On December 3rd, the Center for Disease Control and Prevention (CDC) released new data, suggesting that more children are receiving autism diagnoses and at younger ages.
According to the CDC, autism spectrum disorder (ASD) is “A developmental disability characterized by deficits in social communication and interaction and the presence of restricted interests and repetitive behaviors.”
In 2016, just one in fifty-four children were diagnosed with autism. In 2018, this rate increased to one in forty-four.
While autism numbers have been growing steadily for years now, experts are not concerned.
Instead, increased awareness and healthcare access are likely the cause. Now, fewer children are going undiagnosed and can receive the intervention treatments they need to improve long-term outcomes.
Additionally, children are much more likely to be diagnosed at younger ages. Compared to 2014, children were fifty percent more likely to be diagnosed before the age of four.
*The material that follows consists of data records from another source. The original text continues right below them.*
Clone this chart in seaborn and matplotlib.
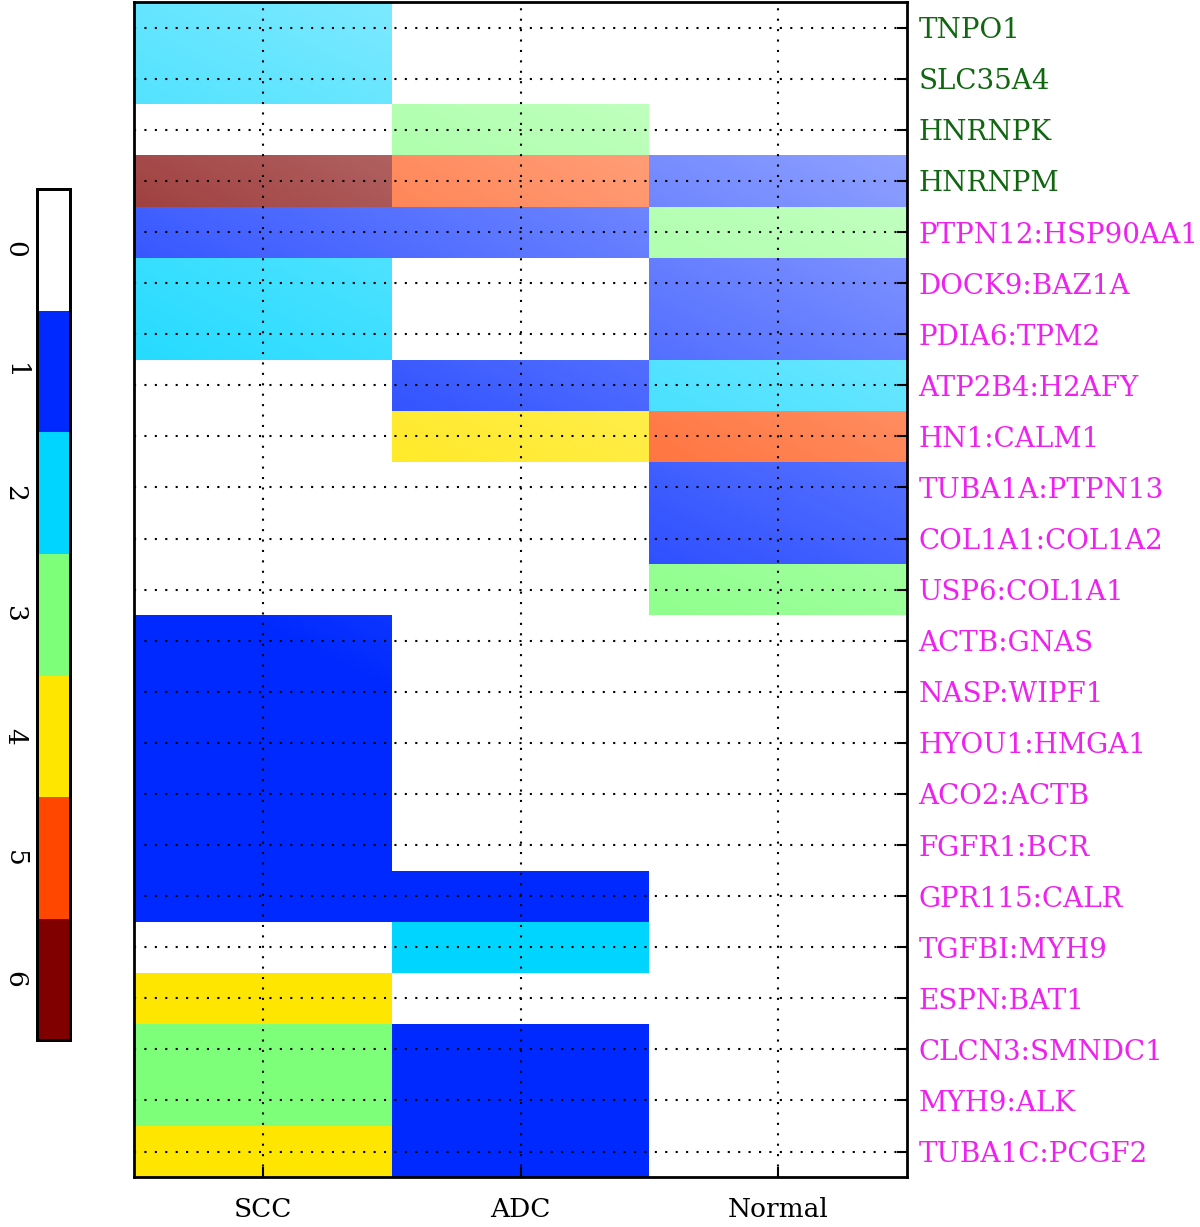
import matplotlib
matplotlib.use("Agg")
import matplotlib.pyplot as plt
from matplotlib.colors import ListedColormap
import seaborn as sns
import pandas as pd
import numpy as np

# data (top row first)
genes = ["TNPO1", "SLC35A4", "HNRNPK", "HNRNPM", "PTPN12:HSP90AA1",
         "DOCK9:BAZ1A", "PDIA6:TPM2", "ATP2B4:H2AFY", "HN1:CALM1",
         "TUBA1A:PTPN13", "COL1A1:COL1A2", "USP6:COL1A1", "ACTB:GNAS",
         "NASP:WIPF1", "HYOU1:HMGA1", "ACO2:ACTB", "FGFR1:BCR",
         "GPR115:CALR", "TGFBI:MYH9", "ESPN:BAT1", "CLCN3:SMNDC1",
         "MYH9:ALK", "TUBA1C:PCGF2"]
groups = ["SCC", "ADC", "Normal"]
scc = [2, 2, 0, 6, 1, 2, 2, 0, 0, 0, 0, 0, 1, 1, 1, 1, 1, 1, 0, 4, 3, 3, 4]
adc = [0, 0, 3, 5, 1, 0, 0, 1, 4, 0, 0, 0, 0, 0, 0, 0, 0, 1, 2, 0, 1, 1, 1]
normal = [0, 0, 0, 1, 3, 1, 1, 2, 5, 1, 1, 3, 0, 0, 0, 0, 0, 0, 0, 0, 0, 0, 0]
n_single = 4  # first rows are single genes (green), rest are pairs (magenta)
levels = [0, 1, 2, 3, 4, 5, 6]

df = pd.DataFrame({"SCC": scc, "ADC": adc, "Normal": normal}, index=genes)[groups]

jet = plt.get_cmap("jet")
colors = ["white"] + [jet(i / 6) for i in levels[1:]]
cmap = ListedColormap(colors)

fig = plt.figure(figsize=(12, 12.27), dpi=100)
ax = fig.add_axes([0.1117, 0.0407, 0.6443, 0.9575])
cax = fig.add_axes([0.031, 0.152, 0.0275, 0.694])

sns.heatmap(df, ax=ax, cmap=cmap, vmin=-0.5, vmax=6.5, cbar_ax=cax,
            cbar_kws={"ticks": levels})

# light washed-out shading toward the top right, like the original render
nr, nc = df.shape
xx, yy = np.meshgrid(np.linspace(0, nc, 300), np.linspace(0, nr, 300))
alpha = np.clip(0.40 + 0.09 * xx - 0.036 * yy, 0, 0.7)
overlay = np.ones((300, 300, 4))
overlay[..., 3] = alpha
ax.imshow(overlay, extent=(0, nc, nr, 0), aspect="auto", zorder=1.5,
          interpolation="bilinear")
ax.set_xlim(0, nc)
ax.set_ylim(nr, 0)

# axes styling
for s in ax.spines.values():
    s.set_visible(True)
    s.set_linewidth(2)
    s.set_color("black")
ax.set_axisbelow(False)
ax.grid(True, color="black", linestyle=(0, (1, 4)), linewidth=1.5)
ax.yaxis.tick_right()
ax.tick_params(axis="y", direction="in", length=7, width=1.5, right=True,
               left=False, labelright=True, labelleft=False, pad=8)
ax.tick_params(axis="x", direction="in", length=7, width=1.5, pad=14)
ax.set_yticklabels(genes, rotation=0, fontsize=20, family="DejaVu Serif")
for i, t in enumerate(ax.get_yticklabels()):
    t.set_color("#116611" if i < n_single else "#ee22ee")
ax.set_xticklabels(groups, rotation=0, fontsize=19, family="DejaVu Serif")
ax.set_xlabel("")
ax.set_ylabel("")

# colorbar
cax.invert_yaxis()
cax.yaxis.set_ticks_position("left")
cax.tick_params(length=0, pad=7)
cax.set_yticklabels([str(v) for v in levels], rotation=-90, fontsize=19,
                    family="DejaVu Serif", va="center")
for s in cax.spines.values():
    s.set_visible(True)
    s.set_linewidth(2)
cb = ax.collections[0].colorbar
cb.outline.set_linewidth(2)
cb.outline.set_edgecolor("black")

plt.savefig("out.png", dpi=100)
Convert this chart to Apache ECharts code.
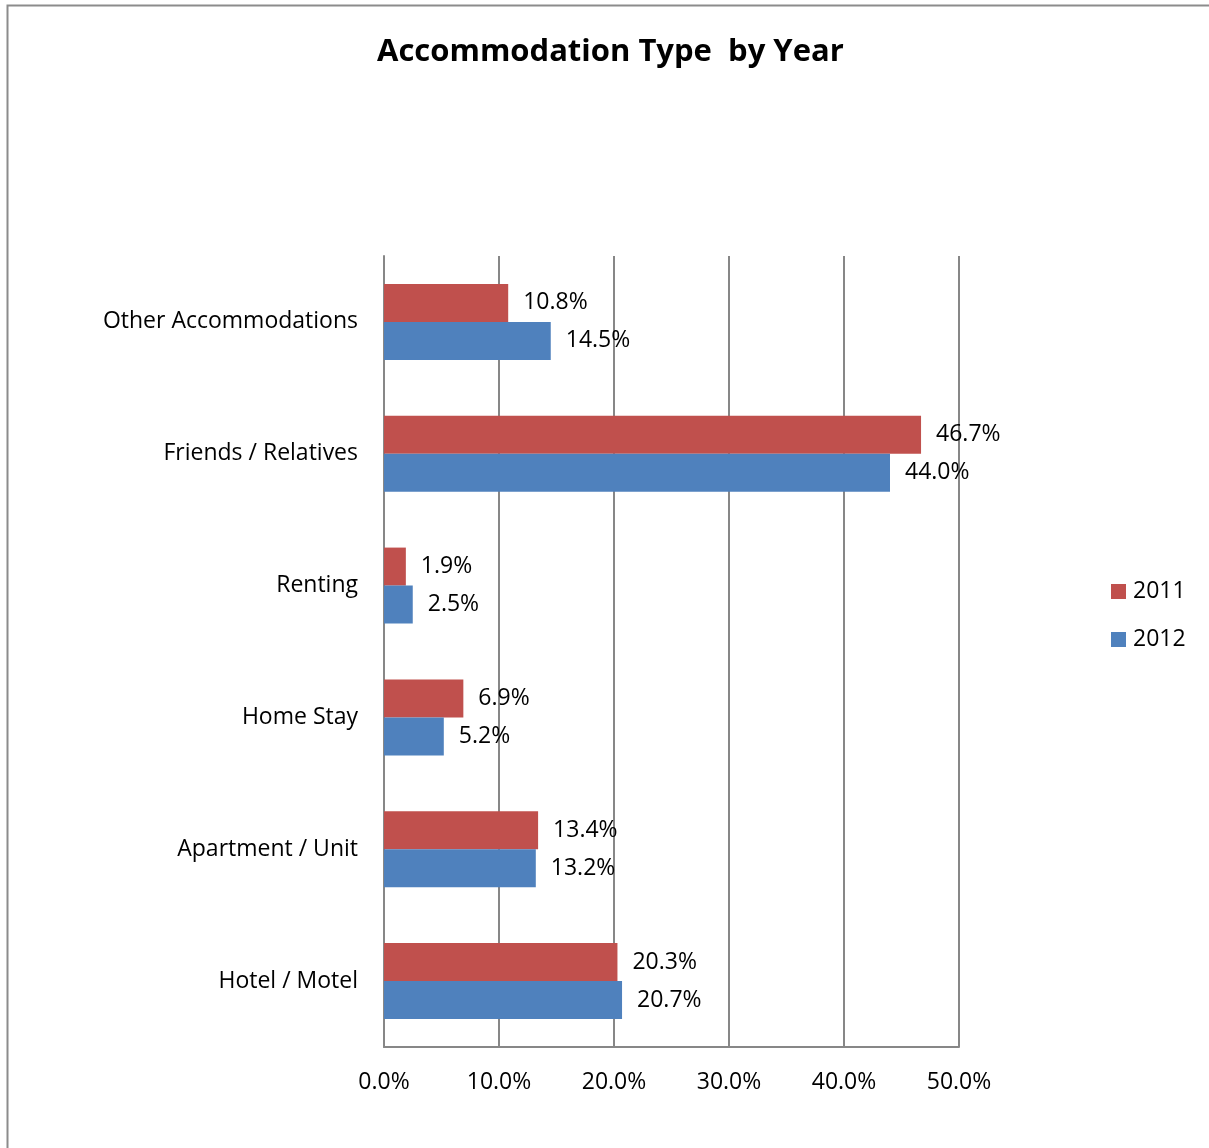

Kelly Shaw, a CDC researcher and the report’s co-author, said, “There is some progress being made and the earlier kids get identified, the earlier they can access services that they might need to improve their developmental outcome.”
There is still a massive gap in accessibility between certain states, though. For example, California has an abundance of services. There, the diagnosis rate was one in twenty-six. Meanwhile, Missouri had a rate of one in sixty.
Interestingly, children from low-income families received more diagnoses than those from high-income families in Utah. This is likely due to the increased coverage for autism services under Medicaid.